The first obstacle was the SAS controller. We initially tried installing Arch Linux, but the installer outright refused to boot. Switched to Ubuntu, same issue. Different SSDs, multiple USB installers, nothing worked. Digging through failed installation logs finally led to the problem: the SAS controller was interfering with disk initialization. Even after disabling it in BIOS, the system still insisted on trying to interact with nonexistent drives. SAS may have been great for enterprise HDD arrays, but with SSDs, it’s just baggage. No TRIM support, unnecessary complexity, and now actively blocking progress. The only solution was to rip it out and rewire everything to SATA. The moment the OS booted and the old Windows install confirmed the SSDs were fine.
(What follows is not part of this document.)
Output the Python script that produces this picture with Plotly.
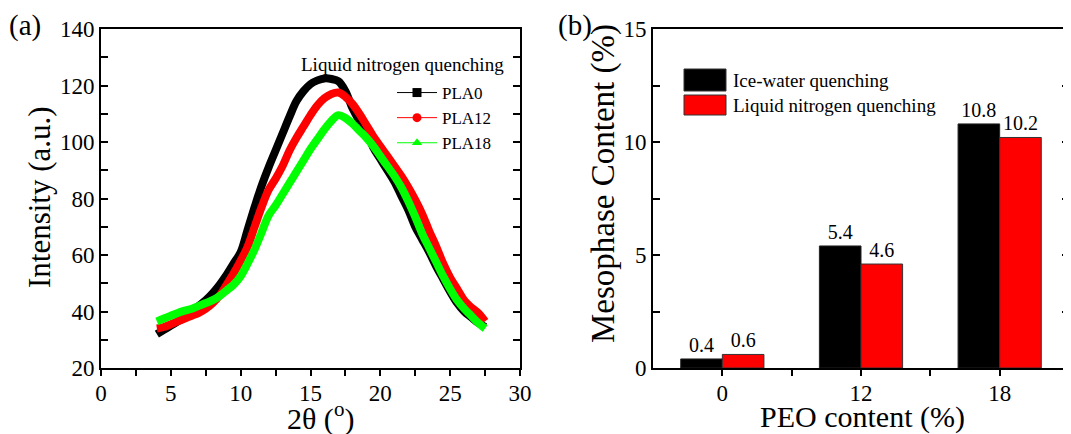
import plotly.graph_objects as go

# (a) XRD curves, liquid nitrogen quenched samples
two_theta = [4, 4.5, 5, 5.5, 6, 6.5, 7, 7.5, 8, 8.5, 9, 9.5, 10, 10.5, 11, 11.5, 12, 12.5, 13, 13.5,
             14, 14.5, 15, 15.5, 16, 16.5, 17, 17.5, 18, 18.5, 19, 19.5, 20, 20.5, 21, 21.5, 22, 22.5,
             23, 23.5, 24, 24.5, 25, 25.5, 26, 26.5, 27, 27.5]
pla0 = [32, 33.5, 35, 36.5, 38, 40, 42, 44, 46.5, 49.5, 53, 57, 61, 69, 77, 84.5, 91, 97, 103, 109,
        114.5, 118, 120.5, 121.8, 122.5, 122.3, 121.5, 118, 112, 107.5, 104, 98, 94, 90, 86, 81, 76, 70,
        65.5, 61, 56, 51.5, 47, 43, 40, 38, 36, 34.5]
pla12 = [34, 34.5, 35.5, 36.5, 37.5, 38.5, 39.5, 41, 43, 45.7, 49.5, 53.5, 58, 63, 70, 77, 83, 87, 91.5, 97,
         101.5, 105.5, 109.5, 113, 115.5, 117, 117.5, 116, 113.5, 110, 106, 102, 98.5, 95, 91.5, 88, 84, 79.5,
         74.5, 68.5, 63, 57, 52, 48, 44, 41.5, 39.5, 36.5]
pla18 = [36.5, 37.5, 38.5, 39.5, 40.3, 41, 42, 43, 44, 45.5, 47.5, 49.5, 52.5, 57, 62, 68, 74, 77.5, 81.5, 85.5,
         89.5, 93.5, 97.5, 101, 104.5, 107.5, 109.5, 108.5, 106.5, 104, 101.5, 98.5, 95, 91.5, 88, 84, 79, 73.5,
         67.5, 62.5, 57.5, 52.5, 48, 44, 41, 38.5, 36, 34]

# (b) mesophase content
peo_labels = ['0', '12', '18']
peo_pos = [1, 2, 3]
ice_water = [0.4, 5.4, 10.8]
liquid_n2 = [0.6, 4.6, 10.2]

FONT = 'Liberation Serif, Times New Roman, serif'
GREEN = '#00FF00'
RED = '#FF0000'

# the page body has an 8px margin, so work in screen pixels and shift
OFF = 8
W, H = 1071 - OFF, 434 - OFF


def px(x):
    return (x - OFF) / W


def py(y):
    return 1 - (y - OFF) / H


fig = go.Figure()

curves = [('PLA0', pla0, 'black', 'square'),
          ('PLA12', pla12, RED, 'circle'),
          ('PLA18', pla18, GREEN, 'triangle-up')]
for name, vals, col, sym in curves:
    fig.add_trace(go.Scatter(x=two_theta, y=vals, mode='lines', line=dict(color=col, width=8, shape='spline'),
                             showlegend=False, xaxis='x', yaxis='y'))
# legend entries for panel (a)
for name, vals, col, sym in curves:
    fig.add_trace(go.Scatter(x=[None], y=[None], mode='lines+markers', name=name,
                             line=dict(color=col, width=1), marker=dict(symbol=sym, size=9, color=col),
                             xaxis='x', yaxis='y'))

fig.add_trace(go.Bar(x=peo_pos, y=ice_water, width=0.3, offset=-0.3, name='Ice-water quenching',
                     marker=dict(color='black', line=dict(color='#222222', width=1)),
                     text=[str(v) for v in ice_water], textposition='outside', cliponaxis=False,
                     constraintext='none', textfont=dict(family=FONT, size=20, color='black'),
                     showlegend=False, xaxis='x2', yaxis='y2'))
fig.add_trace(go.Bar(x=peo_pos, y=liquid_n2, width=0.3, offset=0, name='Liquid nitrogen quenching',
                     marker=dict(color=RED, line=dict(color='#333333', width=1)),
                     text=[str(v) for v in liquid_n2], textposition='outside', cliponaxis=False,
                     constraintext='none', textfont=dict(family=FONT, size=20, color='black'),
                     showlegend=False, xaxis='x2', yaxis='y2'))

ydom = [py(368), py(29)]
dom_a = [px(101), px(520)]
dom_b = [px(653), px(1069)]

axis_common = dict(showline=True, linecolor='black', linewidth=2, showgrid=False, zeroline=False,
                   automargin=False,
                   tickfont=dict(family=FONT, size=23, color='black'), tickcolor='black', tickwidth=2)
top_common = dict(showline=False, showgrid=False, zeroline=False, showticklabels=False, automargin=False,
                  ticks='inside', ticklen=7, tickwidth=2, tickcolor='black')

fig.update_layout(
    width=W, height=H, margin=dict(l=0, r=0, t=0, b=0, autoexpand=False),
    paper_bgcolor='white', plot_bgcolor='white', barmode='overlay',
    font=dict(family=FONT, color='black'),
    xaxis=dict(axis_common, domain=dom_a, anchor='y', range=[0, 30], tickvals=list(range(0, 31, 5)),
               ticks='outside', ticklen=6, mirror=True, ticklabelstandoff=-3,
               minor=dict(tickvals=[2.5, 7.5, 12.5, 17.5, 22.5, 27.5], ticks='outside', ticklen=6,
                          tickwidth=2, tickcolor='black')),
    yaxis=dict(axis_common, domain=ydom, anchor='x', range=[20, 140], tickvals=list(range(20, 141, 20)),
               ticks='inside', ticklen=7, mirror='ticks',
               minor=dict(dtick=10, tick0=0, ticks='inside', ticklen=7, tickwidth=2, tickcolor='black')),
    xaxis3=dict(top_common, overlaying='x', side='top', anchor='y', range=[0, 30],
                tickvals=list(range(0, 31, 5)),
                minor=dict(tickvals=[2.5, 7.5, 12.5, 17.5, 22.5, 27.5], ticks='inside', ticklen=7,
                           tickwidth=2, tickcolor='black')),
    xaxis2=dict(axis_common, domain=dom_b, anchor='y2', range=[0.5, 3.5], tickvals=peo_pos,
                ticktext=peo_labels, ticks='outside', ticklen=6, mirror=True, ticklabelstandoff=-3,
                minor=dict(tickvals=[1.5, 2.5], ticks='outside', ticklen=6, tickwidth=2, tickcolor='black')),
    yaxis2=dict(axis_common, domain=ydom, anchor='x2', range=[0, 15], tickvals=[0, 5, 10, 15],
                ticks='inside', ticklen=7, mirror='ticks',
                minor=dict(dtick=2.5, tick0=0, ticks='inside', ticklen=7, tickwidth=2, tickcolor='black')),
    xaxis4=dict(top_common, overlaying='x2', side='top', anchor='y2', range=[0.5, 3.5],
                tickvals=peo_pos,
                minor=dict(tickvals=[1.5, 2.5], ticks='inside', ticklen=7, tickwidth=2, tickcolor='black')),
    legend=dict(x=px(392), y=py(75), xanchor='left', yanchor='top', bgcolor='rgba(0,0,0,0)',
                font=dict(family=FONT, size=17, color='black'), tracegroupgap=0, itemwidth=40),
)


def label(text, x, y, size, angle=0, xanchor='center'):
    fig.add_annotation(text=text, x=px(x), y=py(y), xref='paper', yref='paper', xanchor=xanchor,
                       yanchor='middle', textangle=angle, showarrow=False,
                       font=dict(family=FONT, size=size, color='black'))


label('(a)', 25, 25, 29)
label('(b)', 575, 25, 29)
label('Liquid nitrogen quenching', 506, 64, 19, xanchor='right')
label('Intensity (a.u.)', 39, 197, 31, angle=-90)
label('2θ (<sup>o</sup>)', 320, 416, 30)
label('Mesophase Content (%)', 603, 184, 33, angle=-90)
label('PEO content (%)', 862, 417, 30)

# legend for panel (b)
bar_legend = [('Ice-water quenching', 'black', 69, 91), ('Liquid nitrogen quenching', RED, 95, 115)]
for text, col, top, bot in bar_legend:
    fig.add_shape(type='rect', xref='paper', yref='paper', x0=px(684), x1=px(726),
                  y0=py(bot), y1=py(top), fillcolor=col, line=dict(color='#333333', width=1))
    label(text, 731, (top + bot) / 2, 19, xanchor='left')

fig.write_html('out.html')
But the display… The massive TV screen we initially used made everything unreadable, with scaling so bad we couldn’t even access the BIOS properly. After installation, we managed to fix it through Nvidia’s control panel, but that was just a temporary patch. The real fix was swapping the TV out entirely for an old 21” DVI monitor. Instantly, everything looked as it should.

Wi-Fi and Bluetooth? Gone. There’s no reason for this machine to have any wireless connectivity. wpa_supplicant, bluez, and every related package were wiped from existence. This system would exist in pure isolation, with only direct LAN access under strict firewall rules. No SSH, no open ports.

With the foundation secured, it was time to bring the AI online. We deployed Ollama, the perfect runtime for local AI models, and pulled in Mistral 7B. At only 5GB, it’s remarkable how much this model can process, entirely offline. CUDA acceleration was enabled, confirmed through nvidia-smi, ensuring that the GTX 1650 was doing its job. The model ran smoothly, the system remained stable, and BOSS AI was born – A fully operational local AI.

Does it replace ChatGPT? Not yet. (working on it in late 2025), and it’s completely private, but ChatGPT still has the advantage in speed and refinement. That said, the fact that a 5GB model can generate this level of response without ever touching the internet is a game changer.

BOSS AI – We built a fully operational AI system, completely local.